The Beatles released 1+ last week, a new collection that, most notably, includes dozens of rare music videos the band recorded over the years. But tucked away behind the two Blu-ray discs is a revamped version of 1, the 2000 compilation that features all 27 of the Fab Four’s No. 1 hits. Don’t ignore that disc. When the team behind 1+ decided to polish up the video clips, it decided to also remix the songs on 1 — and tapped Giles Martin, the son of esteemed Beatles producer George Martin, to head up the job.

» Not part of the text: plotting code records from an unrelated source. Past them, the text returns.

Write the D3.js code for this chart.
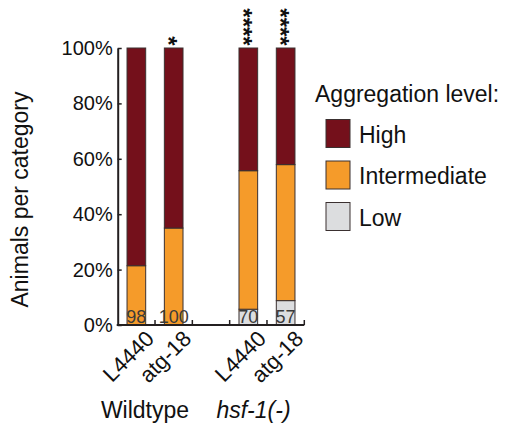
<!DOCTYPE html>
<html><head><meta charset="utf-8">
<script src="https://cdn.jsdelivr.net/npm/d3@7"></script>
<style>body{margin:0;background:#fff}svg{display:block}text{font-family:"Liberation Sans",Arial,sans-serif}</style>
</head><body><svg id="c" width="507" height="427"></svg>
<script>
const slots = ["WT-L4440","WT-atg-18","gap","hsf-L4440","hsf-atg-18"];
const barSlots = ["WT-L4440","WT-atg-18","hsf-L4440","hsf-atg-18"];
const categories = ["L4440","atg-18","L4440","atg-18"];
const groups = ["Wildtype","hsf-1(-)"];
const low = [0, 0, 5.7, 8.8];
const intermediate = [21.4, 35, 50, 49.1];
const high = [78.6, 65, 44.3, 42.1];
const counts = [98, 100, 70, 57];
const stars = ["", "*", "****", "****"];
const yTicks = [0, 20, 40, 60, 80, 100];
const levels = ["High","Intermediate","Low"];
const colors = {High:"#74101b", Intermediate:"#f59b2a", Low:"#dcdddf"};

const svg = d3.select("#c");
const x = d3.scaleBand().domain(slots).range([117.7, 304.3]).paddingInner(0.5).paddingOuter(0.25);
const y = d3.scaleLinear().domain([0, 100]).range([325, 48]);
const axisColor = "#231f20";

// stacked bars
const rows = barSlots.map((s, i) => ({slot: s, Low: low[i], Intermediate: intermediate[i], High: high[i]}));
const stack = d3.stack().keys(["Low","Intermediate","High"])(rows);
svg.append("g").selectAll("g").data(stack).join("g")
  .attr("fill", d => colors[d.key])
  .selectAll("rect").data(d => d.filter(p => p[1] - p[0] > 0)).join("rect")
  .attr("x", d => x(d.data.slot)).attr("width", x.bandwidth())
  .attr("y", d => y(d[1])).attr("height", d => y(d[0]) - y(d[1]))
  .attr("stroke", "#3a3030").attr("stroke-width", 1);

// counts
svg.append("g").selectAll("text").data(counts).join("text")
  .attr("x", (d, i) => x(barSlots[i]) + x.bandwidth() / 2).attr("y", 323)
  .attr("text-anchor", "middle").attr("font-size", 18).attr("fill", "#3a3a3a")
  .text(d => d);

// y axis
const yAxis = svg.append("g").attr("transform", "translate(117.7,0)")
  .call(d3.axisLeft(y).tickValues(yTicks).tickFormat(d => d + "%").tickSizeInner(-4).tickSizeOuter(0).tickPadding(5));
yAxis.select(".domain").attr("stroke", axisColor).attr("stroke-width", 2);
yAxis.selectAll(".tick line").attr("stroke", axisColor).attr("stroke-width", 1.5);
yAxis.selectAll(".tick text").attr("font-size", 20).attr("fill", "#111").attr("font-family", "Liberation Sans, Arial, sans-serif");

// x axis (ticks at slot boundaries, pointing up)
const step = x.step();
const x0 = x.range()[0];
const bounds = d3.range(slots.length + 1).map(k => x0 + k * step);
svg.append("line").attr("x1", x0 - 1).attr("x2", bounds[bounds.length - 1]).attr("y1", 325).attr("y2", 325)
  .attr("stroke", axisColor).attr("stroke-width", 2);
svg.append("g").selectAll("line").data(bounds.slice(1)).join("line")
  .attr("x1", d => d).attr("x2", d => d).attr("y1", 325).attr("y2", 320)
  .attr("stroke", axisColor).attr("stroke-width", 1.5);

// category labels
svg.append("g").selectAll("text").data(categories).join("text")
  .attr("transform", (d, i) => `translate(${x(barSlots[i]) + x.bandwidth() / 2 + 19},340) rotate(-45)`)
  .attr("text-anchor", "end").attr("font-size", 22).attr("fill", "#111").text(d => d);

// group labels
const gx = [145, 253.5];
svg.append("g").selectAll("text").data(groups).join("text")
  .attr("x", (d, i) => gx[i]).attr("y", 418).attr("text-anchor", "middle")
  .attr("font-size", 23).attr("fill", "#111")
  .attr("font-style", (d, i) => i === 1 ? "italic" : "normal").text(d => d);

// significance asterisks: stacked vertically as one rotated text
const starSize = 24, starAdv = 0.389 * starSize;
svg.append("g").selectAll("text").data(stars.map((s, i) => ({s, i})).filter(d => d.s.length)).join("text")
  .attr("transform", d => {
    const cx = x(barSlots[d.i]) + x.bandwidth() / 2;
    const top = 41 - (d.s.length - 1) * starAdv - starAdv / 2;
    return `translate(${cx - 0.575 * starSize},${top}) rotate(90)`;
  })
  .attr("font-size", starSize).attr("font-weight", "bold").attr("fill", "#111").text(d => d.s);

// y title
svg.append("text").attr("transform", "translate(28,199.5) rotate(-90)").attr("text-anchor", "middle")
  .attr("font-size", 23).attr("fill", "#111").text("Animals per category");

// legend
svg.append("text").attr("x", 315).attr("y", 101.7).attr("font-size", 23).attr("fill", "#111").text("Aggregation level:");
const lg = svg.append("g").selectAll("g").data(levels).join("g")
  .attr("transform", (d, i) => `translate(326,${119.5 + i * 41.5})`);
lg.append("rect").attr("width", 24).attr("height", 28).attr("fill", d => colors[d]).attr("stroke", "#3a3030").attr("stroke-width", 1);
lg.append("text").attr("x", 33).attr("y", 23.3).attr("font-size", 23).attr("fill", "#111").text(d => d);
</script></body></html>
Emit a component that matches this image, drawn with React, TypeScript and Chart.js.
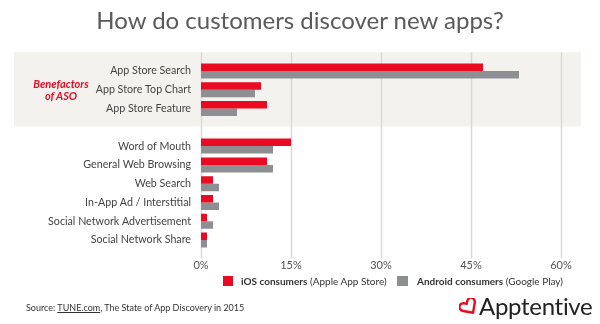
import React, { useEffect, useRef } from "react";
import { Chart, registerables } from "chart.js";

Chart.register(...registerables);

const categories = [
  "App Store Search",
  "App Store Top Chart",
  "App Store Feature",
  "",
  "Word of Mouth",
  "General Web Browsing",
  "Web Search",
  "In-App Ad / Interstitial",
  "Social Network Advertisement",
  "Social Network Share",
];
const iosValues = [47, 10, 11, null, 15, 11, 2, 2, 1, 1];
const androidValues = [53, 9, 6, null, 12, 12, 3, 3, 2, 1];
const xTicks = [0, 15, 30, 45, 60];

const RED = "#ea0a22";
const GRAY = "#8e8f93";
const BAND = "#f4f2ee";
const GRID = "#d9d9d9";

const bgPlugin = {
  id: "bgBand",
  beforeDraw(chart: any) {
    const { ctx, scales, chartArea } = chart;
    const y = scales.y;
    const x = scales.x;
    const y0 = y.getPixelForValue(0);
    const y2 = y.getPixelForValue(2);
    const step = (y2 - y0) / 2;
    const top = y0 - step;
    const bottom = y2 + step * 0.95;
    ctx.save();
    ctx.fillStyle = BAND;
    ctx.fillRect(14, top, 567, bottom - top);
    ctx.strokeStyle = GRID;
    ctx.lineWidth = 1.5;
    for (const t of xTicks) {
      const px = Math.round(x.getPixelForValue(t)) + 0.5;
      ctx.beginPath();
      ctx.moveTo(px, top);
      ctx.lineTo(px, chartArea.bottom + 9);
      ctx.stroke();
    }
    ctx.restore();
  },
};

export default function App() {
  const ref = useRef<HTMLCanvasElement | null>(null);
  useEffect(() => {
    if (!ref.current) return;
    const chart = new Chart(ref.current, {
      type: "bar",
      data: {
        labels: categories,
        datasets: [
          {
            label: "iOS consumers (Apple App Store)",
            data: iosValues as any,
            backgroundColor: RED,
            categoryPercentage: 0.8,
            barPercentage: 1.0,
          },
          {
            label: "Android consumers (Google Play)",
            data: androidValues as any,
            backgroundColor: GRAY,
            categoryPercentage: 0.8,
            barPercentage: 1.0,
          },
        ],
      },
      options: {
        indexAxis: "y",
        responsive: false,
        animation: false,
        layout: { padding: { top: 61.6, right: 39, bottom: 54.6, left: 0 } },
        plugins: { legend: { display: false }, title: { display: false }, tooltip: { enabled: false } },
        scales: {
          x: {
            min: 0,
            max: 60,
            afterFit: (s: any) => { s.height = 20; },
            afterBuildTicks: (s: any) => { s.ticks = xTicks.map((v) => ({ value: v })); },
            grid: { display: false, drawTicks: false },
            border: { display: false },
            ticks: {
              padding: 9,
              color: "#555",
              font: { family: "Lato", size: 11 },
              callback: (v: any) => v + "%",
            },
          },
          y: {
            afterFit: (s: any) => { s.width = 201; },
            grid: { display: false, drawTicks: false },
            border: { display: false },
            ticks: {
              padding: 10,
              color: "#444",
              font: { family: "Lato", size: 10.7 },
            },
          },
        },
      },
      plugins: [bgPlugin],
    });
    return () => chart.destroy();
  }, []);

  const legendText: React.CSSProperties = {
    position: "absolute",
    fontFamily: "Lato",
    fontSize: 10,
    color: "#333",
    whiteSpace: "nowrap",
    lineHeight: "12px",
  };

  return (
    <div style={{ position: "fixed", left: 0, top: 0, width: 600, height: 324, background: "#fff", overflow: "hidden" }}>
      <canvas ref={ref} width={600} height={324} style={{ position: "absolute", left: 0, top: 0, width: 600, height: 324 }} />
      <div style={{ position: "absolute", left: 0, top: 5, width: 600, textAlign: "center", fontFamily: "Lato", fontSize: 24, color: "#5a5a5a", lineHeight: "29px" }}>
        How do customers discover new apps?
      </div>
      <div style={{ position: "absolute", left: 20, top: 78, width: 82, textAlign: "center", fontFamily: "Lato", fontSize: 11, fontWeight: 700, fontStyle: "italic", color: RED, lineHeight: "12px" }}>
        Benefactors<br />of ASO
      </div>
      <div style={{ position: "absolute", left: 223, top: 276, width: 10, height: 10, background: RED }} />
      <div style={{ ...legendText, left: 241, top: 275 }}>
        <b>iOS consumers</b> (Apple App Store)
      </div>
      <div style={{ position: "absolute", left: 397, top: 276, width: 11, height: 10, background: GRAY }} />
      <div style={{ ...legendText, left: 417, top: 275 }}>
        <b>Android consumers</b> (Google Play)
      </div>
      <div style={{ position: "absolute", left: 26, top: 302, fontFamily: "Lato", fontSize: 9, color: "#333", whiteSpace: "nowrap", lineHeight: "11px" }}>
        Source: <span style={{ textDecoration: "underline" }}>TUNE.com</span>, The State of App Discovery in 2015
      </div>
      <svg style={{ position: "absolute", left: 459, top: 298 }} width="20" height="18" viewBox="0 0 20 18">
        <path d="M10 16 L3 9 C0 6 2 1 6 2 C8 2.5 9 4 10 5 C11 4 12 2.5 14 2 C18 1 20 6 17 9 Z" fill="none" stroke={RED} strokeWidth="2.4" strokeLinejoin="round" transform="rotate(-35 10 9)" />
      </svg>
      <div style={{ position: "absolute", left: 479, top: 292, fontFamily: "Lato", fontSize: 24, color: "#222", whiteSpace: "nowrap", lineHeight: "28px", letterSpacing: "-0.3px" }}>
        Apptentive
      </div>
    </div>
  );
}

“They still sound like the songs you love,” Martin tells EW. “It’s
just that if you go back to the original, you should prefer what we’ve
done. When you hear them you feel closer to the band than you ever did
before.”
The motivation behind the project is mostly technological. As Martin began to assist with fixing up the audio tracks for the 1+ video clips, he realized that his goal of making them “more immersive” should also apply to 1.
While modern remastering efforts — most recently the 2009 reissuing of
the band’s entire catalog — cleaned up the audio, none truly optimized
the recording for modern, high-definition sound systems.
“You have to understand, the original Beatles mixes were designed for
mono playback,” Martin explains. “The stereos that we all know and love
were done very, very quickly. The band was never present when the
stereos were made.”
Martin’s mission was to pretend the Beatles were in the room with him and tailor 1’s
iconic hits for cutting-edge stereos — no easy task when you know the
audience for your work will likely examine it with a fine-toothed comb.
“My approach was to be respectful of everything,” the producer says. “I
had sessions and sessions where I flipped between previously remastered
stereos, the mono remasters, and the remixes we’ve done. I flip between
everything and make sure I prefer what we’ve done.”
But honoring the past didn’t mean Martin refused to make necessary
changes. Consider “Paperback Writer.” The band only recorded one and a
half takes of the classic song — “I couldn’t believe it when I looked at
the tapes,” Martin says — and the session’s spontaneity comes through
on the recording. But Martin also heard a “layer of stuff” that’s not on
the raw tapes. The problem mainly stemmed from an ill-conceived stereo
mix he says was created just “for the sake of being stereo.” It isolated
the band on one side, the bass on the other side, and the vocals in the
center, even when the song “sounds better in our world coming out of
two speakers.” By returning some of its elements to mono, Martin
restored the “visceral feeling” that he thinks the band intended.
The fresh edition of 1 also improves the band’s famed
recordings in ways the 2009 reissue project didn’t. “It’s vastly
different,” Martin says. “The remasters went back to these final mix
tapes and remastered them. They cleaned them up and then they EQ-ed them
and released them. What we’re doing is remixing. We’re going not to the
final mix, we’re creating our own mixes.”
That explains why Martin performed the same procedure on audio tracks from the Blu-ray discs that don’t appear on 1.
He’s most proud of his work on “Strawberry Fields Forever,” which had
much of its studio wizardry wiped away on previous stereo mixes. “It has
this mellotron pulse that in the mono version goes under the vocal and
sounds really cool,” Martin says. “It sounds much more intense to me, it
sounds claustrophobic in a strange way. That’s what John would’ve
wanted.” The original stereo mix isolated the mellotron pulse to the
right-hand side, and couldn’t be repaired by the surface-level edits
made in previous remastering projects.
“It has the feel of the mono, but it’s in stereo,” Martin says of the
new version. “It sounds stronger, like it has a spine to it. Fans of
the Beatles say you have to listen to the monos, but nobody’s going to
do that. Only the fans are going to do that. I’m trying to create that
attention to detail in a stereo format.”
But despite his studio efforts — which have created noticeable
improvements on the originals — Martin understands that to a certain
extent the endeavor is just icing on the cake. “The Beatles’ music makes
people happy, and there it’s great to make sure it exists in the world.
I don’t think these mixes changes that in a big way, but you want to
make sure you do the best job you can.”